Rice said people within intelligence circles "are still debating the question. But whatever
the case there, I stand by the decision to go to war against Saddam Hussein and remove this
threat to American security, this threat to the Middle East, this thorn in the side of any
efforts to build a different kind of Middle East. When you're a policymaker, yes, you can try
-- you can get ground down in the details of this debate versus that debate."

"But," she said, "you have to keep your eye on the most important assessment, and that's was
Saddam Hussein a threat? Of course he was a threat. And anyone who believes that the world was
better with a false sense of stability with this dictator in power than we are now with an
opportunity to build a different kind of Iraq as a lynchpin for a different kind of Middle East
really isn't making a good judgment."

Asked if President Bush would apologize, as coalition partner Great Britain's Prime Minister
Tony Blair has, over faulty intelligence reports about Iraq, Rice said, "We are all unhappy that
the intelligence was not as good as we had thought that it was. But the central judgment was
absolutely right."

When "you are confronting that kind of threat, you're best to go after it before it is to late,
" she said. "And I stand by the decision firmly today."

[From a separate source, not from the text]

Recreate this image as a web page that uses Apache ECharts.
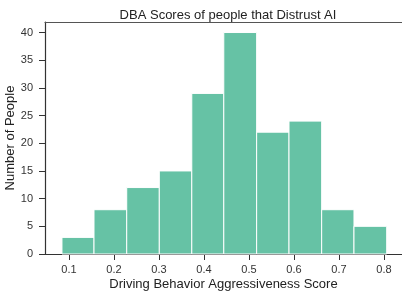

Lately, Senator Dayton seems more likely to follow the reasoning or attitude of West Virginia's Senator Byrd:

National Security Advisor Condoleeza Rice was quoted as saying on September 9, 2002, by the Los Angeles Times, "We don't want the 'smoking gun' to be a mushroom cloud." [Los Angeles Times, "Threat by Iraq Grows, U.S. Says," 9/9/02] Talk about hype! Mushroom clouds? Where is the evidence for this? There isn't any.

Here's the way she put it.

"I don't think anyone wants to wait for the 100 percent surety that he has a weapon
of mass destruction that can reach the United States because the only time we may be
100 percent sure is when something lands on our territory. We don't want the smoking
gun to be a mushroom cloud."

Now I wonder if Senator Dayton can count on Moore dollars after this speech?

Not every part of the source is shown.